Jiménez Corbalán se escondió, automáticamente. No quería que sus soldados lo sorprendieran en un raptus de debilidad. “Cuando leí eso, obviamente, me metí en la carpa. Lo primero que hice fue llorar como una criatura. Me quebré. Lloré un montón. Me hizo acordar a mi familia y yo no quería pensar mucho en ellos. Ya me dolía de antemano imaginarme cómo iban a sufrir ellos si yo me quedaba en las islas. Esa situación no la quería ni imaginar”. Él habla de “quedarse” en las islas: no dice morir. Una manera inconsciente de asumir la temporalidad de su estadía, la derrota inevitable.
No escribió lo del telegrama en su diario de guerra. Ni eso ni la batalla del Monte Harriet. Para la mañana del sábado ya una trampa explosiva lo había hecho volar en medio de un campo minado. Regresó a Itatí, Corrientes, al mes siguiente. Nunca había visto llorar así a su madre. Nunca había visto tan orgulloso a su padre. Ninguno le hizo preguntas. Dejaron que él contara lo que tuviese ganas de contar. Le costaba conciliar el sueño. Las pesadillas lo acompañaron años. La guerra se le presentaba por las noches. Soñaba con desenlaces diferentes. “Intentaba cambiar el resultado del último combate. En el fondo, lo estaba pidiendo mi psiquis. En los sueños, que se transforman en pesadillas, estaba siempre queriendo modificar la escena, las piezas de ese rompecabezas. Era algo angustiante. Quería moverme y no podía, quería hablar y no podía”.
Contó su guerra en partes. Pero no le enseñó la libreta a nadie. Ni a combatientes, ni a sus padres, que murieron antes de que su libro Malvinas en primera línea desarrollara con precisión las crónicas de sus 43 días en Malvinas. Procuró guardar el diario de guerra en algún rincón inhóspito de su habitación y olvidarse. “Durante los primeros años ni lo toqué. Primero porque estaba todo muy fresco: no necesitaba auxiliarme con esto. Segundo porque también leerlo era como revivirlo. Y debo ser sincero: el muchacho que volvió de la guerra era un muchacho de veinte años que después de haber tenido esa experiencia lo que más quería era vivir. Si bien nunca me olvidaba de Malvinas, también uno trata de bajar algunos cambios y dedicarme a disfrutar un poco la juventud”.

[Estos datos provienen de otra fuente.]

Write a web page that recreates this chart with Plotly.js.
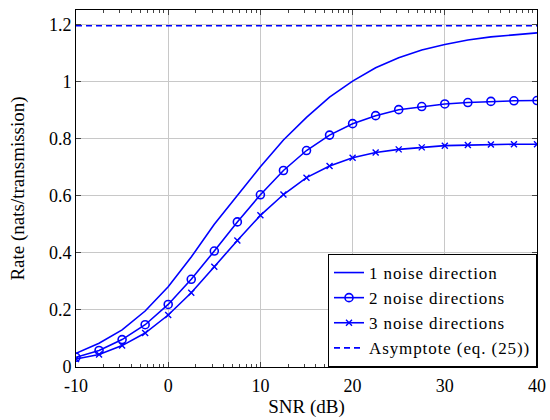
<!DOCTYPE html>
<html>
<head>
<meta charset="utf-8">
<script src="https://cdn.plot.ly/plotly-3.0.1.min.js"></script>
<style>
html,body{margin:0;padding:0;background:#fff;}
#chart{width:550px;height:420px;}
.legendtext{letter-spacing:0.9px;}
</style>
</head>
<body>
<div id="chart"></div>
<script>
// SNR in dB
const snr = [-10, -7.5, -5, -2.5, 0, 2.5, 5, 7.5, 10, 12.5, 15, 17.5, 20, 22.5, 25, 27.5, 30, 32.5, 35, 37.5, 40];
// Rate (nats/transmission)
const rate1 = [0.048, 0.083, 0.130, 0.196, 0.281, 0.385, 0.500, 0.602, 0.701, 0.795, 0.874, 0.945, 1.001, 1.048, 1.083, 1.110, 1.129, 1.145, 1.156, 1.163, 1.170];
const rate2 = [0.034, 0.058, 0.096, 0.148, 0.219, 0.307, 0.406, 0.508, 0.603, 0.688, 0.758, 0.812, 0.852, 0.880, 0.901, 0.912, 0.921, 0.926, 0.930, 0.932, 0.933];
const rate3 = [0.028, 0.044, 0.075, 0.119, 0.182, 0.260, 0.351, 0.443, 0.531, 0.604, 0.663, 0.704, 0.733, 0.751, 0.762, 0.769, 0.775, 0.777, 0.779, 0.780, 0.780];
const asymptote = 1.195;
const seriesNames = ['1 noise direction', '2 noise directions', '3 noise directions', 'Asymptote (eq. (25))'];
const xTicks = [-10, 0, 10, 20, 30, 40];
const yTicks = [0, 0.2, 0.4, 0.6, 0.8, 1, 1.2];

const blue = 'rgb(0,0,255)';
// log-style minor ticks inside each decade (as in the reference axis)
const minorX = [];
for (let i = 0; i < xTicks.length - 1; i++) {
  for (let k = 2; k <= 9; k++) minorX.push(xTicks[i] + 10 * Math.log10(k));
}

const traces = [
  {x: snr, y: rate1, name: seriesNames[0], mode: 'lines', line: {color: blue, width: 1.6}},
  {x: snr, y: rate2, name: seriesNames[1], mode: 'lines+markers', line: {color: blue, width: 1.6},
   marker: {symbol: 'circle-open', size: 8, color: blue, line: {width: 1.6, color: blue}}},
  {x: snr, y: rate3, name: seriesNames[2], mode: 'lines+markers', line: {color: blue, width: 1.6},
   marker: {symbol: 'x-thin', size: 6, color: blue, line: {width: 1.4, color: blue}}},
  {x: [snr[0], snr[snr.length - 1]], y: [asymptote, asymptote], name: seriesNames[3], mode: 'lines',
   line: {color: blue, width: 1.6, dash: '6px,4px'}}
];

const fam = 'Liberation Serif';
const tickFont = {family: fam, size: 18, color: '#000'};
const titleFont = {family: fam, size: 19, color: '#000'};
const legFont = {family: fam, size: 17, color: '#000'};
const layout = {
  width: 550, height: 420,
  margin: {l: 76, r: 13, t: 10, b: 53},
  paper_bgcolor: '#fff', plot_bgcolor: '#fff',
  font: tickFont,
  showlegend: true,
  xaxis: {
    range: [-10, 40], tickvals: xTicks, ticktext: xTicks.map(String),
    showline: true, linecolor: '#000', linewidth: 1, mirror: 'ticks',
    ticks: 'inside', ticklen: 5, tickcolor: '#444', ticklabelstandoff: 2,
    showgrid: true, gridcolor: '#c8c8c8', gridwidth: 1, zeroline: false,
    minor: {tickmode: 'array', tickvals: minorX, ticks: 'inside', ticklen: 3, tickcolor: '#444', showgrid: false},
    title: {text: 'SNR (dB)', font: titleFont, standoff: 3},
    tickfont: tickFont
  },
  yaxis: {
    range: [0, 1.25], tickvals: yTicks, ticktext: yTicks.map(String),
    showline: true, linecolor: '#000', linewidth: 1, mirror: 'ticks',
    ticks: 'inside', ticklen: 5, tickcolor: '#444',
    showgrid: true, gridcolor: '#c8c8c8', gridwidth: 1, zeroline: false,
    title: {text: 'Rate (nats/transmission)', font: titleFont, standoff: 19},
    tickfont: tickFont
  },
  legend: {
    x: 1, y: 0, xanchor: 'right', yanchor: 'bottom',
    bgcolor: '#fff', bordercolor: '#000', borderwidth: 1,
    font: legFont, tracegroupgap: 0, itemwidth: 30
  }
};

Plotly.newPlot('chart', traces, layout, {displayModeBar: false, staticPlot: true});
</script>
</body>
</html>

Francisco, su primer y único hijo varón, nació ocho años después del conflicto del Atlántico Sur. Juliana y Guadalupe nacieron después. Él siguió el legado militar de su padre. Él sí le pidió leer la libreta. Pero lo que estaba escrito ahí había dejado de ser un mensaje íntimo de índole familiar. Ya era, dice Jiménez Corbalán, un documento histórico: “Con los años me di cuenta de que ya no era solo patrimonio de mi familia sino que el pueblo de la Nación merecía saber qué está contado acá: esto es un testimonio de la vida vivida en la guerra de Malvinas”.